A similar trend in inequality is found in other countries around the world, which many analysts believe will lead to a rising tide of global unrest. Slowing economic growth in India could risk destabilization. Fissures over the unequal distribution of income and wealth in China are linked to provincial instability. And anger across the Middle East can be linked not only to religious and political tensions, but to the stubborn resistance in the region's economies to allow for the kind of growth that could create opportunities for millions of educated, but unemployed, youth.
In the Edwardian era, rising wealth was seen as a positive trend, one that would usher in an era of broad economic well-being. Instead, it reflected what Princeton professor Samuel Hynes described as a world of "estrangement and anxious uncertainty," in which a British upper class of "irresponsible rich, living in a new vulgarity and a strange new poor, living in new ugliness, were replacing the old class division of gentry and peasantry." Social conflict was the inevitable outcome.
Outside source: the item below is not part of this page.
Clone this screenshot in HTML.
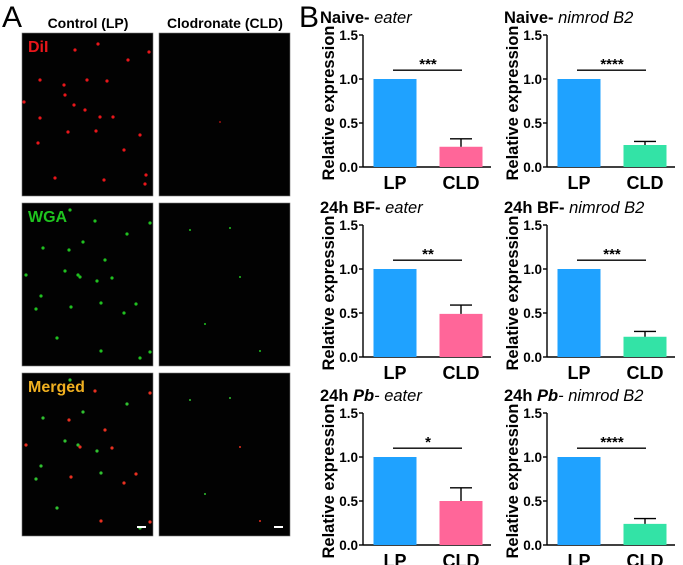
<!DOCTYPE html>
<html><head><meta charset="utf-8"><style>
body{margin:0;background:#fff;width:683px;height:565px;overflow:hidden;font-family:"Liberation Sans",Arial,sans-serif}
svg{position:absolute;left:0;top:0}
</style></head><body>
<svg id="fig" width="683" height="565" font-family="Liberation Sans, Arial, sans-serif">
<text x="2" y="27" font-size="30">A</text>
<text x="299" y="27" font-size="30">B</text>
<text x="88" y="28" font-size="14" font-weight="bold" text-anchor="middle">Control (LP)</text>
<text x="225" y="28" font-size="14" font-weight="bold" text-anchor="middle">Clodronate (CLD)</text>
<g id="imgs"></g>
<g id="charts"></g>
</svg>
<script>
const NS='http://www.w3.org/2000/svg';
function mk(t,a,p){const e=document.createElementNS(NS,t);for(const k in a)e.setAttribute(k,a[k]);p.appendChild(e);return e;}
const imgs=document.getElementById('imgs');
const rowsY=[33,203,373];
const imgX=[22,159];
const rowLabels=['DiI','WGA','Merged'];
const rowColors=['#e8161a','#1fc41f','#f0b020'];
const dotsL=[[75,50],[98,44],[128,60],[149,52],[40,80],[64,85],[87,80],[107,81],[65,95],[24,102],[74,105],[85,110],[100,117],[113,117],[40,118],[68,132],[96,131],[140,135],[38,143],[124,150],[55,178],[146,175],[145,184],[104,180]];
const dotsR=[[220,122]];
rowsY.forEach((y,r)=>{
  imgX.forEach((x,c)=>{
    const g=mk('rect',{x:x,y:y,width:131,height:163,fill:'#020202',stroke:'#777','stroke-width':0.6},imgs);
    
    
    const ds=c?(r==0?dotsR:[[190,70],[240,100],[205,150],[260,180],[230,60]]):dotsL;
    ds.forEach((d,i)=>{
      let col=rowColors[r];
      if(r==1&&!c) col='#20c020';
      if(r==2) col=(i%2?'#e83020':'#30c030');
      const yy=y+(d[1]-33)+(r?((i*37)%20-10):0);
      const xx=r&&!c?d[0]+((i*13)%11-5):d[0];
      if(yy>y+2&&yy<y+161) mk('circle',{cx:xx,cy:yy,r:c?1:1.6,fill:c&&r==0?'#a01010':col},imgs);
    });
    if(r==2) mk('rect',{x:x+115,y:y+153,width:9,height:2,fill:'#fff'},imgs);
  });
  const t=mk('text',{x:28,y:y+19,'font-size':16,'font-weight':'bold',fill:rowColors[r]},imgs);
  t.textContent=rowLabels[r];
  
  
});
const categories=['LP','CLD'];
const titlesBold=['Naive- ','Naive- ','24h BF- ','24h BF- ','24h ','24h '];
const titlesPb=['','','','','Pb','Pb'];
const titlesGene=['eater','nimrod B2','eater','nimrod B2','- eater','- nimrod B2'];
const lpValues=[1,1,1,1,1,1];
const cldValues=[0.23,0.25,0.49,0.23,0.50,0.24];
const cldErrors=[0.09,0.04,0.10,0.06,0.15,0.06];
const sigLabels=['***','****','**','***','*','****'];
const sigLevel=1.1;
const yTicks=[0,0.5,1.0,1.5];
const charts=document.getElementById('charts');
const origins=[[363,167],[547,167],[363,357],[547,357],[363,545],[547,545]];
const H=132;
origins.forEach((o,i)=>{
  const g=mk('g',{},charts);
  
  
  const [ax,ay]=o;
  const yS=v=>ay-v/1.5*H;
  const xC=k=>ax+32+k*66;
  const bw=43;
  const t=mk('text',{x:ax-43,y:ay-H-12,'font-size':16.5,'font-weight':'bold'},g);
  
  
  const s1=mk('tspan',{},t);s1.textContent=titlesBold[i];
  if(titlesPb[i]){const s2=mk('tspan',{'font-style':'italic'},t);s2.textContent=titlesPb[i];}
  const s3=mk('tspan',{'font-style':'italic','font-weight':'normal'},t);s3.textContent=titlesGene[i];
  const yt=mk('text',{x:0,y:0,'font-size':16.5,'font-weight':'bold','text-anchor':'middle',transform:`translate(${ax-29},${ay-H/2+2}) rotate(-90)`},g);
  yt.textContent='Relative expression';
  
  
  mk('line',{x1:ax,y1:yS(1.5),x2:ax,y2:ay,stroke:'#000','stroke-width':1.4},g);
  mk('line',{x1:ax,y1:ay,x2:ax+128,y2:ay,stroke:'#000','stroke-width':1.4},g);
  yTicks.forEach(v=>{
    mk('line',{x1:ax-4,y1:yS(v),x2:ax,y2:yS(v),stroke:'#000','stroke-width':1.4},g);
    const tl=mk('text',{x:ax-5,y:yS(v)+5,'font-size':13.5,'font-weight':'bold','text-anchor':'end'},g);
    tl.textContent=v.toFixed(1);
    
    
  });
  const colC=i%2?'#33e3a6':'#ff6699';
  const vals=[lpValues[i],cldValues[i]];
  vals.forEach((v,k)=>{
    const b=mk('rect',{x:xC(k)-bw/2,y:yS(v),width:bw,height:ay-yS(v),fill:k?colC:'#1fa2ff'},g);
    
    
    const xl=mk('text',{x:xC(k),y:ay+22,'font-size':18,'font-weight':'bold','text-anchor':'middle'},g);
    xl.textContent=categories[k];
    
    
  });
  const ev=cldValues[i]+cldErrors[i];
  mk('line',{x1:xC(1),y1:yS(cldValues[i]),x2:xC(1),y2:yS(ev),stroke:'#000','stroke-width':1.4},g);
  mk('line',{x1:xC(1)-11,y1:yS(ev),x2:xC(1)+11,y2:yS(ev),stroke:'#000','stroke-width':1.4},g);
  mk('line',{x1:xC(0)-2,y1:yS(sigLevel),x2:xC(1)+1,y2:yS(sigLevel),stroke:'#000','stroke-width':1.4},g);
  const st=mk('text',{x:(xC(0)+xC(1))/2,y:yS(sigLevel)-1,'font-size':15,'font-weight':'bold','text-anchor':'middle'},g);
  st.textContent=sigLabels[i];
  
  
});
</script>
</body></html>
We are clearly entering a time of global political and economic transition, where the shoreline of apparent stability is receding in the distance. We are on the waves of change, with the new shoreline -- the emerging international balance and the global economy -- not yet clear. It is going to make for hard sailing for U.S. foreign policy in 2014 and well beyond. Some will want to hang on to the apparent stability provided by U.S. military power; in a world of "uncertainty," they will say, military dominance is the best instrument of power.
But holding on to that instrument could well lead directly to destabilizing conflict. And the failure at the same time to deal, nationally and internationally, with the economic gap could exacerbate that conflict in unpredictable and dangerous ways. Welcome to the new year.